Short problem |
Only the lines from the start of the data through the line containing "fills = ['white', '#bebebe']" should be written out, exactly as they are, with both ends included and the pictures left out.

Data excerpt |

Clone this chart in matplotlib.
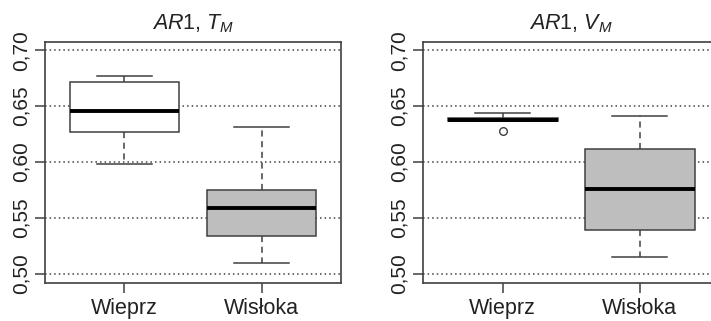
import matplotlib
matplotlib.use("Agg")
import matplotlib.pyplot as plt

plt.rcParams['font.family'] = ['Liberation Sans', 'DejaVu Sans']
plt.rcParams['mathtext.fontset'] = 'custom'
plt.rcParams['mathtext.rm'] = 'Liberation Sans'
plt.rcParams['mathtext.it'] = 'Liberation Sans:italic'

rivers = ['Wieprz', 'Wisłoka']
titles = [r'$\mathit{AR}$1, $T_M$', r'$\mathit{AR}$1, $V_M$']
fills = ['white', '#bebebe']

# five-number summaries: (whislo, q1, med, q3, whishi)
tm_wieprz = (0.598, 0.627, 0.646, 0.672, 0.677)
tm_wisloka = (0.509, 0.534, 0.559, 0.575, 0.631)
vm_wieprz = (0.637, 0.637, 0.638, 0.639, 0.644)
vm_wisloka = (0.5145, 0.539, 0.576, 0.612, 0.641)
vm_wieprz_out = [0.6275]
tm_fliers = [[], []]
vm_fliers = [vm_wieprz_out, []]

yticks = [0.50, 0.55, 0.60, 0.65, 0.70]
ytick_labels = ['0,50', '0,55', '0,60', '0,65', '0,70']

panels = [
    (titles[0], [tm_wieprz, tm_wisloka], tm_fliers),
    (titles[1], [vm_wieprz, vm_wisloka], vm_fliers),
]

W, H = 711, 321
fig = plt.figure(figsize=(W / 100, H / 100), dpi=100)
edge = '#404040'
lefts = [45, 423.3]

for k, (title, summaries, fliers) in enumerate(panels):
    ax = fig.add_axes([lefts[k] / W, 38 / H, 296 / W, 241 / H])
    stats = []
    for name, s, fl in zip(rivers, summaries, fliers):
        stats.append(dict(label=name, whislo=s[0], q1=s[1], med=s[2],
                          q3=s[3], whishi=s[4], fliers=fl))
    for y in yticks:
        ax.axhline(y, color='#444444', lw=1.1, ls=(0, (1, 2)), zorder=0)
    bp = ax.bxp(stats, positions=[1, 2], widths=0.8, patch_artist=True,
                showfliers=True,
                boxprops=dict(edgecolor=edge, linewidth=1.1),
                medianprops=dict(color='black', linewidth=2.8, solid_capstyle='butt'),
                whiskerprops=dict(color=edge, linewidth=1.1, ls=(0, (4, 3))),
                capprops=dict(color=edge, linewidth=1.1),
                capwidths=0.4,
                flierprops=dict(marker='o', markersize=5.5, markerfacecolor='none',
                                markeredgecolor=edge, markeredgewidth=1.0))
    for patch, c in zip(bp['boxes'], fills):
        patch.set_facecolor(c)
    ax.set_xlim(0.42, 2.58)
    ax.set_ylim(0.4915, 0.7075)
    ax.set_yticks(yticks)
    ax.set_yticklabels(ytick_labels, rotation=90, va='center', fontsize=15)
    ax.set_xticks([1, 2])
    ax.set_xticklabels(rivers, fontsize=15.5)
    ax.tick_params(axis='both', direction='out', length=7.5, width=1.1, color=edge,
                   labelcolor='#222222')
    ax.tick_params(axis='y', pad=3)
    ax.tick_params(axis='x', pad=3)
    for sp in ax.spines.values():
        sp.set_color(edge)
        sp.set_linewidth(1.2)
    ax.set_title(title, fontsize=15.5, pad=9, color='#222222')

fig.savefig('out.png', dpi=100)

Solution for this exercise |
Clone this chart in matplotlib.
import matplotlib
matplotlib.use("Agg")
import matplotlib.pyplot as plt

plt.rcParams['font.family'] = ['Liberation Sans', 'DejaVu Sans']
plt.rcParams['mathtext.fontset'] = 'custom'
plt.rcParams['mathtext.rm'] = 'Liberation Sans'
plt.rcParams['mathtext.it'] = 'Liberation Sans:italic'

rivers = ['Wieprz', 'Wisłoka']
titles = [r'$\mathit{AR}$1, $T_M$', r'$\mathit{AR}$1, $V_M$']
fills = ['white', '#bebebe']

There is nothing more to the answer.